Ignacio García May

A principios de los años 70, el genial Gotlib dibujó, en las páginas de la revista Pilote, una historieta en la que la miseria de los pobres niños hambrientos del imaginario Biaffrogalistán le servía a la clase media francesa para organizar conciertos multimillonarios, debates televisivos, concursos con premio y, finalmente, poner de moda los chistes sobre biaffrogalistanos. Unos años más tarde, François Boucq retomó esta historia llevándola hasta el extremo: unos publicistas ingeniosos montaban una campaña en la que se pintaba de azul-pitufo a los niños de África para poder vender su indigencia.
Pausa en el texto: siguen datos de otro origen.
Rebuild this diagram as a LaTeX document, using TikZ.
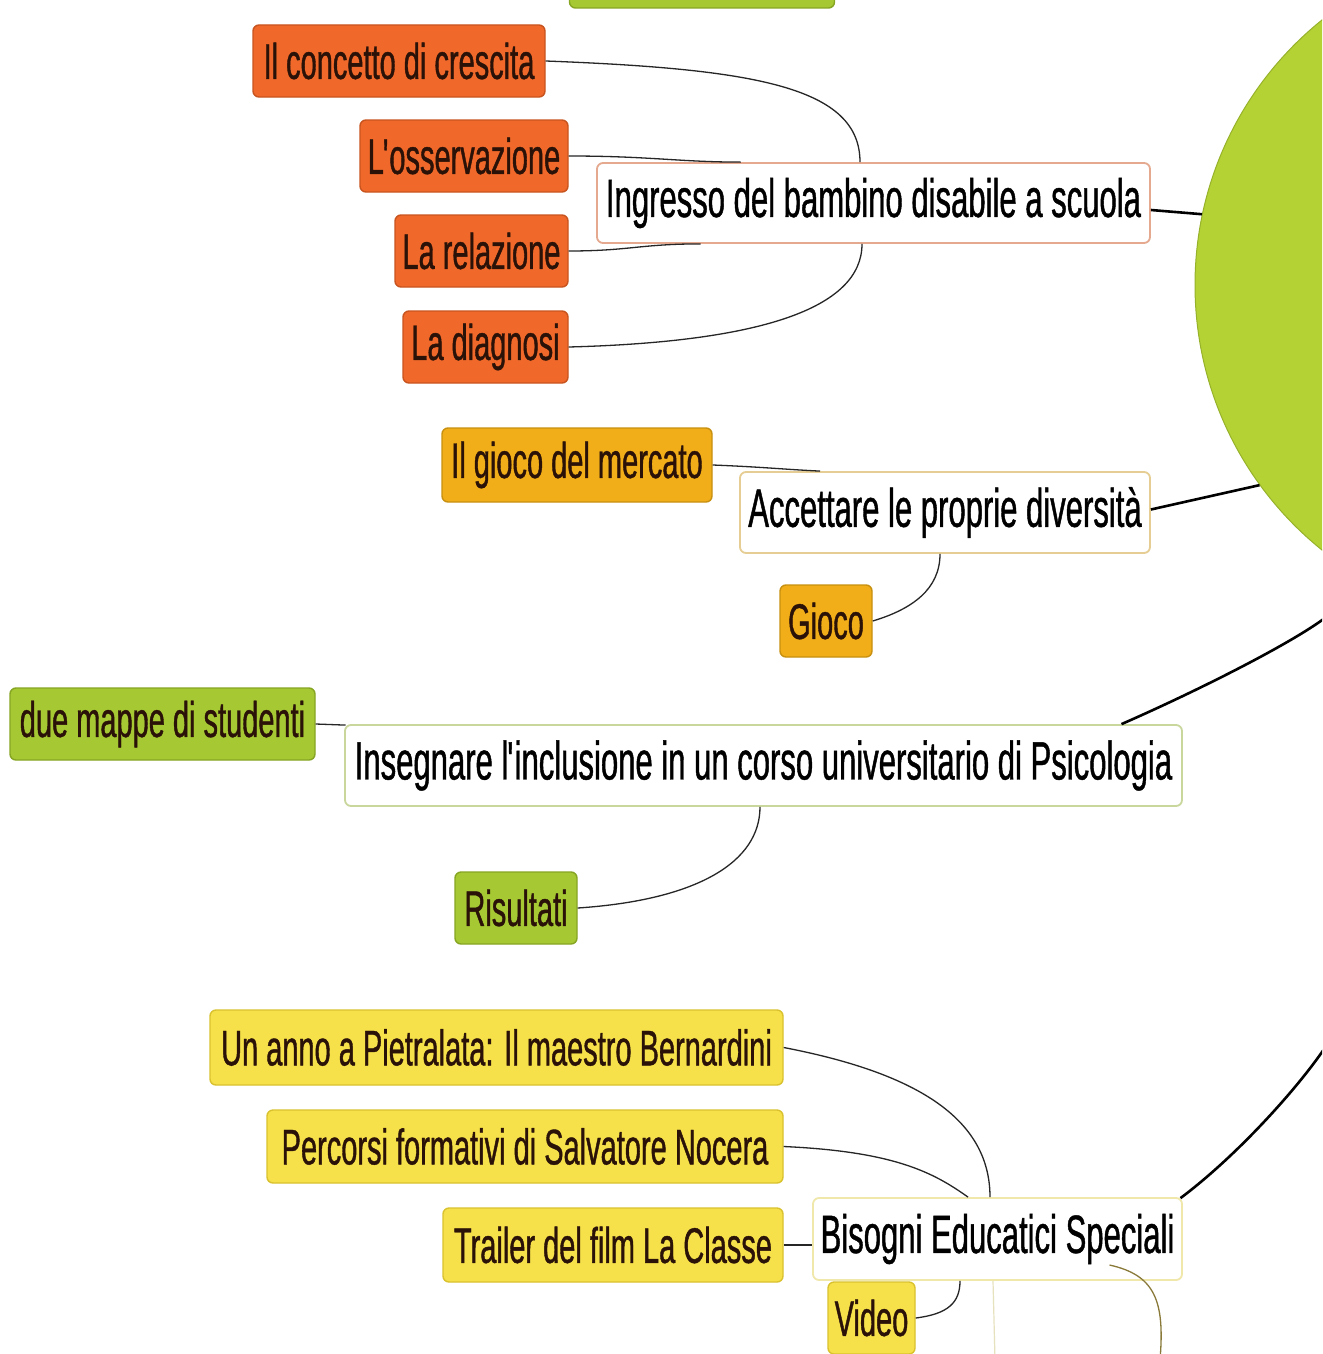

No sé si el lector lo recuerda, pero en los años inmediatamente previos a la declaración oficial de la crisis, los términos "solidario" y "humanitario" aparecían en todas las conversaciones progres; y se pronunciaban, además, con efecto de eco y acompañamiento de música de pompa y circunstancia, entre un bocado de sushi y un trago de agua mineral de marca. Una vez, en esa época, saqué en una obra mía a un personaje de una ONG que era un sinvergüenza y me llamaron de todo menos bonito. Ahora que los pobres y los hambrientos ya no son sólo un atrezzo cómodamente exótico y lejano, sino que proliferan en nuestras calles, se exhibe y se exige la solidaridad como si fuera una virtud inherente al mundo de la cultura. Pero cuando en este país había dinero ninguna profesión fue tan insolidaria como la del espectáculo: la tarta siempre fue pequeña y el que pillaba un trozo no estaba dispuesto a compartirlo. Que no pretendan ahora pintarnos a todos de azul: lo que necesitamos es justicia, no a los pitufos.